• Task prompt
Filter the entries, keeping every line with the word "that".

* start Input records *

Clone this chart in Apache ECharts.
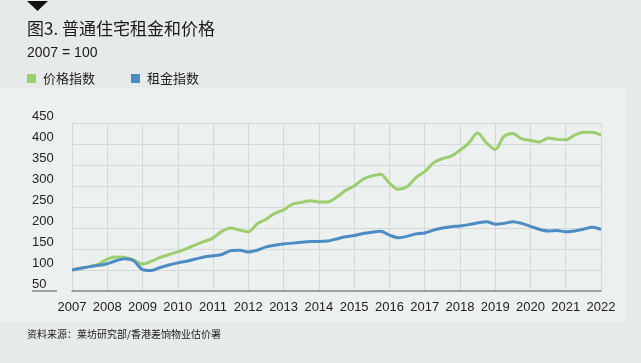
<!DOCTYPE html>
<html><head><meta charset="utf-8">
<script src="https://cdn.jsdelivr.net/npm/echarts@6/dist/echarts.min.js"></script>
<style>html,body{margin:0;padding:0;background:#e6ebe9}#c{width:641px;height:363px}</style>
</head><body><div id="c"></div>
<script>
const quarters = [];
for (let i = 0; i <= 60; i++) quarters.push(2007 + i * 0.25);
const priceIndex = [100,104,108,114,126,131,130,124,114,121,130,137,143,151,160,168,176,192,200,195,191,210,221,235,243,257,261,265,262,262,273,289,300,316,324,328,307,292,298,320,334,355,365,371,385,402,426,403,387,418,425,412,409,405,414,411,410,421,428,428,421];
const rentIndex = [100,104,108,111,115,122,127,122,101,99,106,112,117,121,126,131,134,137,146,147,143,147,155,159,162,164,166,168,168,169,174,179,182,187,190,192,183,177,180,186,188,195,200,203,205,208,212,215,209,211,215,211,204,197,193,194,191,193,197,202,197];
const yTicks = [50,100,150,200,250,300,350,400,450];
const xTicks = [2007,2008,2009,2010,2011,2012,2013,2014,2015,2016,2017,2018,2019,2020,2021,2022];
const seriesNames = ['价格指数','租金指数'];

const chart = echarts.init(document.getElementById('c'), null, {renderer:'canvas'});
const numFont = '"Liberation Sans", Arial, sans-serif';
const cjkFont = '"Noto Sans CJK SC", "Liberation Sans", sans-serif';
chart.setOption({
  backgroundColor: '#e6ebe9',
  animation: false,
  graphic: [
    {type:'rect', z:-10, shape:{x:0,y:88,width:625,height:234}, style:{fill:'#ecf1ef'}},
    {type:'polygon', shape:{points:[[27,1],[48,1],[37.5,11]]}, style:{fill:'#111'}},
    {type:'text', left:27, top:20, style:{text:'图3. 普通住宅租金和价格', fill:'#1a1a1a', font:'17px ' + cjkFont}},
    {type:'text', left:27, top:46, style:{text:'2007 = 100', fill:'#1a1a1a', font:'14px ' + numFont}},
    {type:'line', shape:{x1:32,y1:291,x2:57,y2:291}, style:{stroke:'#888',lineWidth:1.5}},
    {type:'text', left:27, top:329, style:{text:'资料来源：莱坊研究部/香港差饷物业估价署', fill:'#222', font:'10px ' + cjkFont}}
  ],
  legend: {
    left: 27, top: 72, padding: 0, icon: 'rect', itemWidth: 9, itemHeight: 9, itemGap: 36,
    textStyle: {fontFamily: cjkFont, fontSize: 13, color: '#222', padding:[0,0,0,2]},
    data: seriesNames
  },
  grid: {left:72, right:40, top:123, bottom:72},
  xAxis: {
    type:'value', min:2007, max:2022, interval:1,
    axisLine:{show:true, lineStyle:{color:'#888', width:1.5}},
    axisTick:{show:false},
    axisLabel:{margin:10, color:'#222', fontFamily:numFont, fontSize:13, formatter: v => String(v)},
    splitLine:{show:true, lineStyle:{color:'#d3d9d7', width:1}}
  },
  yAxis: {
    type:'value', min:50, max:450, interval:50,
    axisLine:{show:false}, axisTick:{show:false},
    axisLabel:{margin:40, align:'left', verticalAlign:'bottom', color:'#222', fontFamily:numFont, fontSize:13, padding:[0,0,0,0],
      formatter: v => yTicks.includes(v) ? String(v) : ''},
    splitLine:{show:true, lineStyle:{color:'#d3d9d7', width:1}}
  },
  series: [
    {name:seriesNames[0], type:'line', smooth:0.3, showSymbol:false, z:2,
     data: quarters.map((q,i)=>[q, priceIndex[i]]),
     itemStyle:{color:'#9ccd6f'}, lineStyle:{color:'#9ccd6f', width:3}},
    {name:seriesNames[1], type:'line', smooth:0.3, showSymbol:false, z:3,
     data: quarters.map((q,i)=>[q, rentIndex[i]]),
     itemStyle:{color:'#4a8cc3'}, lineStyle:{color:'#4a8cc3', width:3}}
  ]
});
</script></body></html>
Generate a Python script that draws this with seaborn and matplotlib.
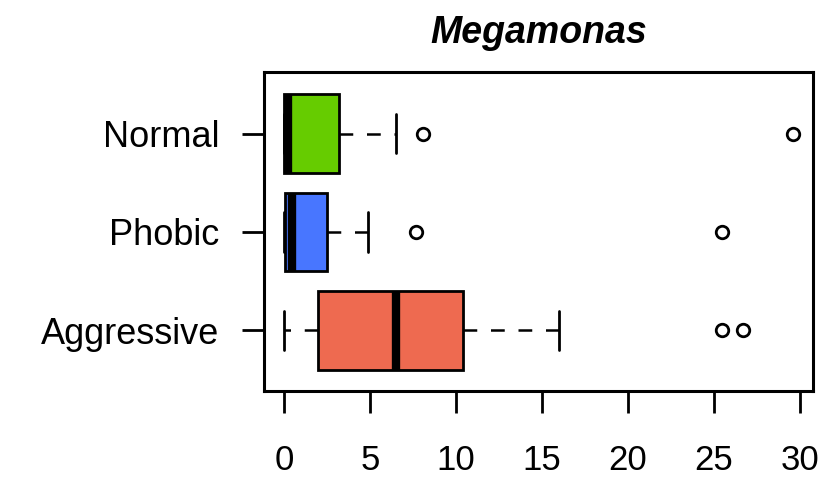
import numpy as np
import pandas as pd
import seaborn as sns
import matplotlib
matplotlib.use("Agg")
import matplotlib.pyplot as plt

# Values (abundance) per group, chosen so that box statistics match the reference
normal = [0, 0, 0, 0, 0.1, 0.2, 0.25, 1.0, 2.0, 3.2, 6.5, 8.1, 29.6]
phobic = [0, 0, 0, 0.05, 0.2, 0.4, 0.5, 1.0, 1.8, 2.5, 4.9, 7.7, 25.5]
aggressive = [0, 0.5, 1.2, 2.0, 3.5, 5.0, 6.5, 8.0, 9.0, 10.4, 16.0, 25.5, 26.7]

groups = ["Normal", "Phobic", "Aggressive"]
colors = ["#66CC00", "#4876FF", "#EE6A50"]
xticks = [0, 5, 10, 15, 20, 25, 30]
title = "Megamonas"

df = pd.DataFrame({
    "group": ["Normal"] * len(normal) + ["Phobic"] * len(phobic) + ["Aggressive"] * len(aggressive),
    "value": normal + phobic + aggressive,
})

sns.set_style("white")
plt.rcParams["font.family"] = ["Liberation Sans", "DejaVu Sans"]

fig = plt.figure(figsize=(8.35, 4.93), dpi=100)
ax = fig.add_axes([0.3156, 0.2059, 0.6581, 0.6471])

sns.boxplot(
    data=df, x="value", y="group", order=groups, hue="group", hue_order=groups,
    palette=colors, saturation=1, legend=False, orient="h", width=0.8, whis=1.5, ax=ax,
    linecolor="black", linewidth=2,
    medianprops=dict(color="black", linewidth=6, solid_capstyle="butt"),
    whiskerprops=dict(color="black", linewidth=1.8, linestyle=(0, (5.5, 5.5))),
    capprops=dict(color="black", linewidth=2),
    flierprops=dict(marker="o", markersize=9, markerfacecolor="none",
                    markeredgecolor="black", markeredgewidth=2),
    boxprops=dict(edgecolor="black", linewidth=2),
)

ax.set_xlim(-1.18, 30.78)
ax.set_ylim(2.62, -0.62)
ax.set_xticks(xticks)
ax.set_xticklabels([str(t) for t in xticks])
ax.set_xlabel("")
ax.set_ylabel("")
for s in ax.spines.values():
    s.set_visible(True)
    s.set_linewidth(2.2)
    s.set_color("black")
ax.tick_params(axis="x", length=16, width=2, pad=22, labelsize=25, colors="black", direction="out", bottom=True)
ax.tick_params(axis="y", length=16, width=2, pad=16, labelsize=26, colors="black", direction="out", left=True)
ax.set_title(title, fontsize=27, fontweight="bold", fontstyle="italic", pad=21, color="black")

fig.savefig("out.png", dpi=100)
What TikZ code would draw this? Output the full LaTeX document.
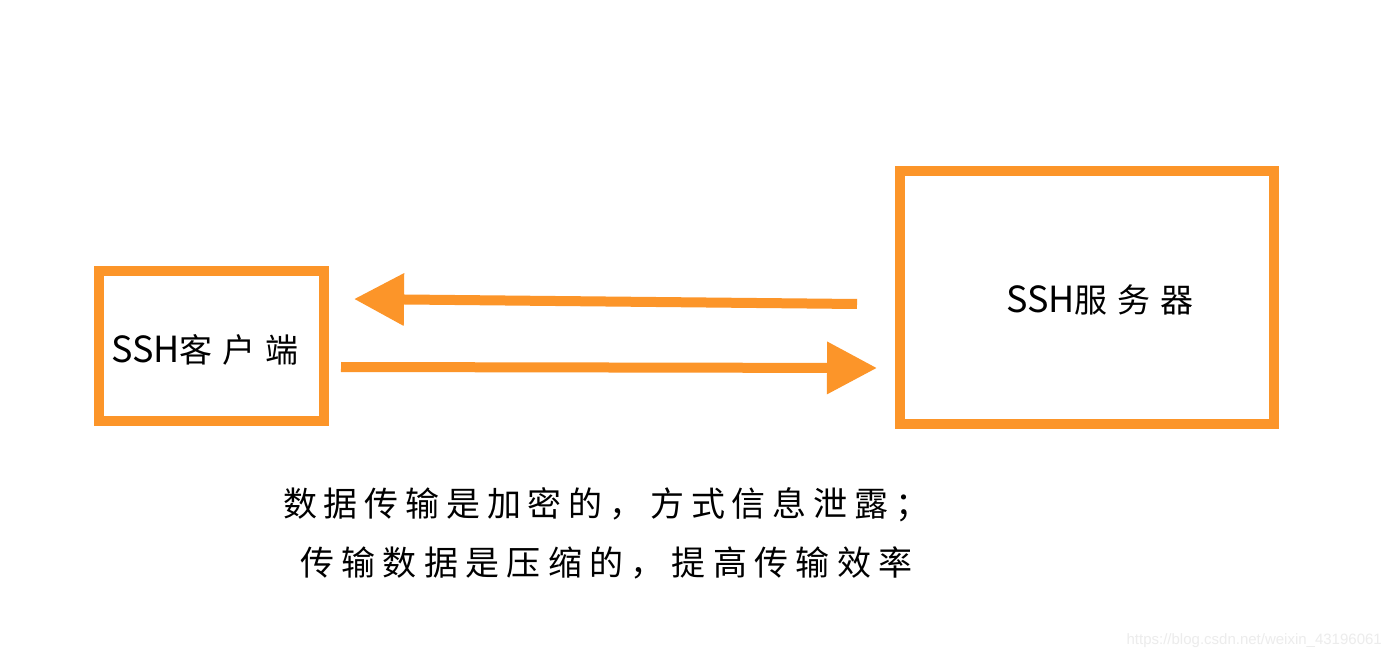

* end Input records *

• Written response
Generate a Python script that draws this with seaborn and matplotlib.
# Values (abundance) per group, chosen so that box statistics match the reference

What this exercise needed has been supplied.